Blog Entry

Mount Polley and the Failure of Compliance

On August 4th of this year, the tailings impoundment at the Mount Polley mine failed, releasing 25 million cubic metres of mine waste and construction material into the watersheds below. Some of the waste backed up into Polley Lake, most of it was dumped into the 10km Hazeltine Creek watershed, and some spread downstream into Quesnel Lake.

Investigations into the causes and legal implications of the spill are ongoing, as is monitoring of the impacts. Preliminary water sampling results show increased levels of copper and other metals in the water column, where a plume of fine sediments is moving with the currents in the lake. There is also concern over an increase in the E. coli bacteria in water as residents used to draw drinking water straight from the lake. There are observations of increased algae and weed growth due to the fertilizing effect of phosphorus in the wastes. Researchers from the Quesnel River Research Centre have noted that the impacts of the spill may last decades. (See our August 8 and October 8 posts for additional background.) 

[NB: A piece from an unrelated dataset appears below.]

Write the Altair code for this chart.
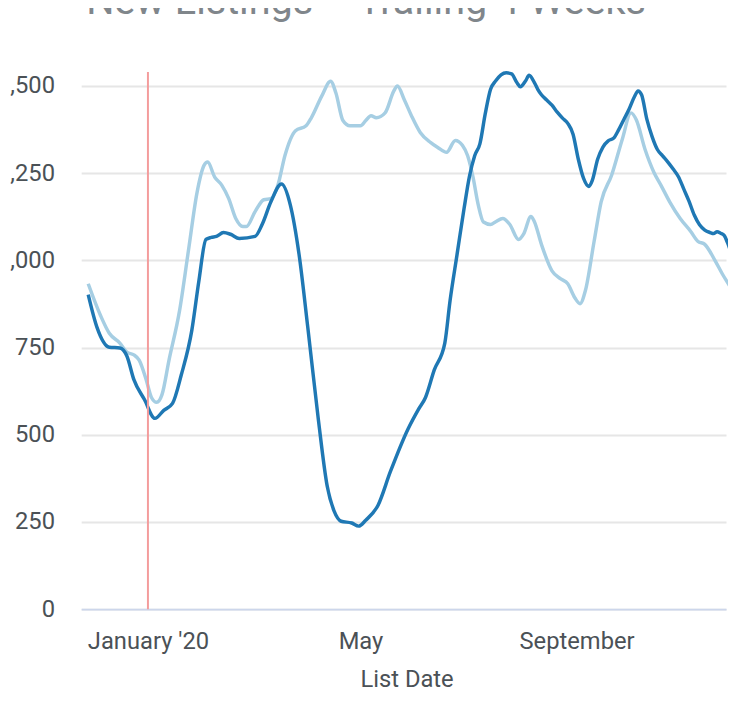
import json
import altair as alt
import pandas as pd

# ---- data ----
this_year_dates = [
    "2019-11-28", "2019-12-03", "2019-12-10", "2019-12-16", "2019-12-20", "2019-12-24",
    "2019-12-30", "2020-01-05", "2020-01-10", "2020-01-15", "2020-01-20", "2020-01-26",
    "2020-01-30", "2020-02-03", "2020-02-06", "2020-02-09", "2020-02-13", "2020-02-17",
    "2020-02-22", "2020-03-02", "2020-03-06", "2020-03-11", "2020-03-17", "2020-03-22",
    "2020-03-27", "2020-04-01", "2020-04-07", "2020-04-12", "2020-04-16", "2020-04-20",
    "2020-04-26", "2020-04-30", "2020-05-04", "2020-05-11", "2020-05-18", "2020-05-28",
    "2020-06-03", "2020-06-07", "2020-06-12", "2020-06-18", "2020-06-21", "2020-06-25",
    "2020-06-29", "2020-07-02", "2020-07-05", "2020-07-08", "2020-07-11", "2020-07-14",
    "2020-07-17", "2020-07-20", "2020-07-23", "2020-07-26", "2020-07-29", "2020-07-31",
    "2020-08-03", "2020-08-05", "2020-08-08", "2020-08-10", "2020-08-12", "2020-08-15",
    "2020-08-18", "2020-08-21", "2020-08-24", "2020-08-27", "2020-08-30", "2020-09-02",
    "2020-09-05", "2020-09-08", "2020-09-10", "2020-09-13", "2020-09-16", "2020-09-19",
    "2020-09-22", "2020-09-25", "2020-09-28", "2020-10-01", "2020-10-04", "2020-10-06",
    "2020-10-08", "2020-10-11", "2020-10-14", "2020-10-17", "2020-10-20", "2020-10-23",
    "2020-10-26", "2020-10-29", "2020-11-01", "2020-11-04", "2020-11-07", "2020-11-10",
    "2020-11-13", "2020-11-16", "2020-11-18", "2020-11-20", "2020-11-22", "2020-11-24",
    "2020-11-26", "2020-11-28",
]
this_year_values = [
    902, 808, 751, 749, 726, 658,
    601, 547, 570, 590, 672, 800,
    941, 1060, 1066, 1069, 1080, 1075,
    1063, 1069, 1103, 1168, 1219, 1160,
    1018, 808, 544, 354, 281, 252,
    247, 238, 255, 298, 394, 516,
    573, 607, 686, 763, 885, 1018,
    1150, 1240, 1300, 1335, 1420, 1490,
    1515, 1532, 1538, 1535, 1510, 1498,
    1515, 1531, 1510, 1490, 1475, 1460,
    1445, 1425, 1408, 1393, 1362, 1290,
    1235, 1212, 1230, 1290, 1325, 1343,
    1350, 1375, 1405, 1435, 1470, 1486,
    1475, 1405, 1355, 1318, 1300, 1282,
    1262, 1240, 1205, 1170, 1130, 1102,
    1087, 1080, 1077, 1082, 1078, 1072,
    1050, 1022,
]

last_year_dates = [
    "2019-11-28", "2019-12-05", "2019-12-10", "2019-12-16", "2019-12-20", "2019-12-24",
    "2019-12-27", "2019-12-31", "2020-01-03", "2020-01-06", "2020-01-09", "2020-01-13",
    "2020-01-19", "2020-01-24", "2020-01-29", "2020-02-02", "2020-02-04", "2020-02-08",
    "2020-02-12", "2020-02-16", "2020-02-20", "2020-02-24", "2020-02-26", "2020-03-02",
    "2020-03-07", "2020-03-11", "2020-03-15", "2020-03-19", "2020-03-25", "2020-03-31",
    "2020-04-03", "2020-04-09", "2020-04-14", "2020-04-17", "2020-04-21", "2020-04-25",
    "2020-05-01", "2020-05-04", "2020-05-07", "2020-05-10", "2020-05-15", "2020-05-20",
    "2020-05-22", "2020-05-26", "2020-05-30", "2020-06-04", "2020-06-10", "2020-06-14",
    "2020-06-19", "2020-06-24", "2020-06-28", "2020-07-01", "2020-07-04", "2020-07-07",
    "2020-07-10", "2020-07-14", "2020-07-17", "2020-07-21", "2020-07-25", "2020-07-30",
    "2020-08-02", "2020-08-06", "2020-08-08", "2020-08-12", "2020-08-18", "2020-08-23",
    "2020-08-27", "2020-08-31", "2020-09-03", "2020-09-06", "2020-09-11", "2020-09-15",
    "2020-09-21", "2020-09-27", "2020-10-02", "2020-10-05", "2020-10-10", "2020-10-15",
    "2020-10-19", "2020-10-24", "2020-10-30", "2020-11-05", "2020-11-09", "2020-11-13",
    "2020-11-19", "2020-11-23", "2020-11-29",
]
last_year_values = [
    933, 842, 791, 763, 737, 729,
    714, 658, 607, 593, 615, 714,
    856, 1026, 1196, 1273, 1282, 1239,
    1216, 1177, 1120, 1097, 1097, 1140,
    1174, 1177, 1216, 1301, 1372, 1386,
    1409, 1472, 1514, 1480, 1401, 1386,
    1386, 1401, 1415, 1409, 1423, 1486,
    1500, 1460, 1415, 1367, 1338, 1324,
    1310, 1344, 1330, 1300, 1240, 1160,
    1110, 1103, 1111, 1120, 1103, 1060,
    1077, 1126, 1111, 1046, 970, 947,
    933, 893, 876, 913, 1055, 1168,
    1245, 1347, 1423, 1403, 1318, 1253,
    1216, 1168, 1120, 1083, 1055, 1046,
    998, 961, 913,
]

series_names = ["Last Year", "This Year"]
series_colors = ["#a6cee3", "#1f78b4"]

y_ticks = [0, 250, 500, 750, 1000, 1250, 1500]
x_tick_dates = ["2020-01-01", "2020-05-01", "2020-09-01"]
x_tick_labels = ["January '20", "May", "September"]
marker_dates = ["2020-01-01"]

title_text = "New Listings \u2013 Trailing 4 Weeks"
x_title = "List Date"

# ---- build tables ----
df_this = pd.DataFrame({"date": this_year_dates, "value": this_year_values, "series": series_names[1]})
df_last = pd.DataFrame({"date": last_year_dates, "value": last_year_values, "series": series_names[0]})
df_marker = pd.DataFrame({"date": marker_dates})


def dt(s, hours=0, minutes=0):
    y, m, d = (int(p) for p in s.split("-"))
    return alt.DateTime(year=y, month=m, date=d, hours=hours, minutes=minutes, utc=True)


label_parts = []
for d, lab in zip(x_tick_dates, x_tick_labels):
    label_parts.append(f"utcmonth(datum.value) == {int(d[5:7]) - 1} ? {json.dumps(lab)}")
label_expr = " : ".join(label_parts) + " : ''"

FONT = "Roboto"
LABEL_COLOR = "#4b5156"

x_enc = alt.X(
    "date:T",
    scale=alt.Scale(type="utc", domain=[dt("2019-11-24", 0), dt("2020-11-25", 2)]),
    axis=alt.Axis(
        values=[dt(d) for d in x_tick_dates],
        labelExpr=label_expr,
        labelFont=FONT,
        labelFontSize=24,
        labelColor=LABEL_COLOR,
        labelPadding=21,
        labelFlush=False,
        labelOverlap=False,
        ticks=False,
        tickSize=0,
        grid=False,
        domainColor="#ccd6eb",
        domainWidth=2,
        title=x_title,
        titleFont=FONT,
        titleFontSize=24,
        titleFontWeight="normal",
        titleColor=LABEL_COLOR,
        titlePadding=14,
        titleX=329,
    ),
)

y_enc = alt.Y(
    "value:Q",
    scale=alt.Scale(domain=[0, 1540], nice=False, zero=True),
    axis=alt.Axis(
        values=y_ticks,
        format=",.0f",
        labelFont=FONT,
        labelFontSize=24,
        labelColor=LABEL_COLOR,
        labelPadding=27,
        ticks=False,
        tickSize=0,
        domain=False,
        gridColor="#e6e6e6",
        gridWidth=2,
        title=None,
    ),
)

last_line = alt.Chart(df_last).mark_line(
    strokeWidth=3.5, interpolate="monotone", color=series_colors[0]
).encode(x=x_enc, y=y_enc)

this_line = alt.Chart(df_this).mark_line(
    strokeWidth=3.5, interpolate="monotone", color=series_colors[1]
).encode(x="date:T", y="value:Q")

marker = alt.Chart(df_marker).mark_rule(color="#f49c9c", strokeWidth=2).encode(x="date:T")

chart = (
    alt.layer(last_line, this_line, marker)
    .properties(
        width=652,
        height=543,
        autosize=alt.AutoSizeParams(type="none"),
        padding={"left": 74, "top": 61, "right": 2, "bottom": 81},
        title=alt.TitleParams(
            text=title_text,
            font=FONT,
            fontSize=40,
            fontWeight="normal",
            color="#80868b",
            anchor="middle",
            baseline="alphabetic",
            offset=12,
            dx=-38,
        ),
    )
    .configure_view(stroke=None)
)

chart.save("out.html", embed_options={"renderer": "svg", "actions": False})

Speculation about the cause of the breach includes accusations that the there was too much water in the impoundment and that the impoundment was not adequately buttressed as its height was increased to accommodate more waste. As we wait for the conclusion of the technical review and criminal investigations, information that has been revealed by various media investigations and disclosures by the BC government show that there were a number of warnings and red flags raised about the impoundment in recent years. Whether the issues identified in the past are directly related to the spill or not, the response of the BC government to the issues at Mount Polley tells us a lot about how the system of oversight of mining sites works in BC. The situation at Mount Polley is, unfortunately, typical of governments that want to maintain an “open for business” climate and seek to promote compliance with environmental and engineering standards but do little to force companies into concrete action in a timely way.

Shortly after the spill, the CBC reported that the Ministry of the Environment had issued 5 warnings to the company for failing to report issues with the tailings impoundment and allowing the water level to go higher than was approved. These situations resulted in warnings and advisories but no charges and no public disclosure of the problems. When these issues were put to the Minister of Energy, Mines and Natural Gas, Bill Bennett on the CBC’s Power and Politics, he acknowledged that there was an advisory in May 2014 but denied the previous warnings that Imperial had been given.

Former mine employee Gerald McBurney was widely cited in the media (e.g. Global News and DeSmog Blog) criticizing the mine’s management and stating that buttressing needed to stabilize the dam had not completed. Another former employee, Larry Chambers, has stated that he was fired after raising safety concerns with the BC Mines Inspector.

The Vancouver Sun’s Gordon Hoekstra found a 2010 report on the tailings impoundment that is particularly troubling. The report noted a number of important failings of Imperial’s management at Mount Polley including:

  • Not reporting a “tension crack” in the tailings dam to the design engineers.
  • Not constructing the impoundment to specifications advised by the engineers
  • Failing to deposit the tailings in such a way that would create a “tailings beach” around the perimeter as a buffer between the pooled water and the impoundment walls.
  • Not conducting the weekly inspections of drainage systems in the impoundment as  committed to in their own Operations, Maintenance and Surveillance Manual.
  • 40% of peizometers (small wells used to measure water level and pressure in the impoundment) were not operational, despite advice from 2006 to ensure a full compliment of working equipment.

After the 2010 report came to light Imperial issued a response noting that it had addressed many of these issues. What it doesn’t explain is why it operated in this way for a number of years prior to addressing them.

In 2011, the same engineering firm that wrote the previously mentioned report wrote a letter to the company and the BC government stating that: “The embankments and the overall tailings impoundment are getting large and it is extremely important that they be monitored, constructed and operated properly to prevent problems in the future”. Despite the increase in the size of the impoundment --and this warning-- the facility was not inspected by BC in 2010 or 2011.

The “soft on corporations” approach seen at Mount Polley is, unfortunately, not unique in BC. For years regulators have been aware of damaging selenium discharges at Teck’s Elk Valley coal operations. While management plans are discussed and measures to deal with the pollution are examined, the company continues to propose and receive permits to greatly expand its operations.

Responses to the Mount Polley disaster from First Nations, NGOs, and the public have appropriately included calls for increased inspections and improved regulations. While these are certainly necessary, to be effective they must also be accompanied by a change in the culture of how our governments deal with compliance and enforcement issues. Greater whistle-blower protection is also critical. The Mount Polley case shows us that technical advice from engineers, operational commitments, and even warnings and advisories from regulators are not sufficient for companies to implement changes in a timely way. Corporations must face much stronger financial penalties, and we need governments that are willing to impose them and that recognise we cannot be “open for business” at any cost.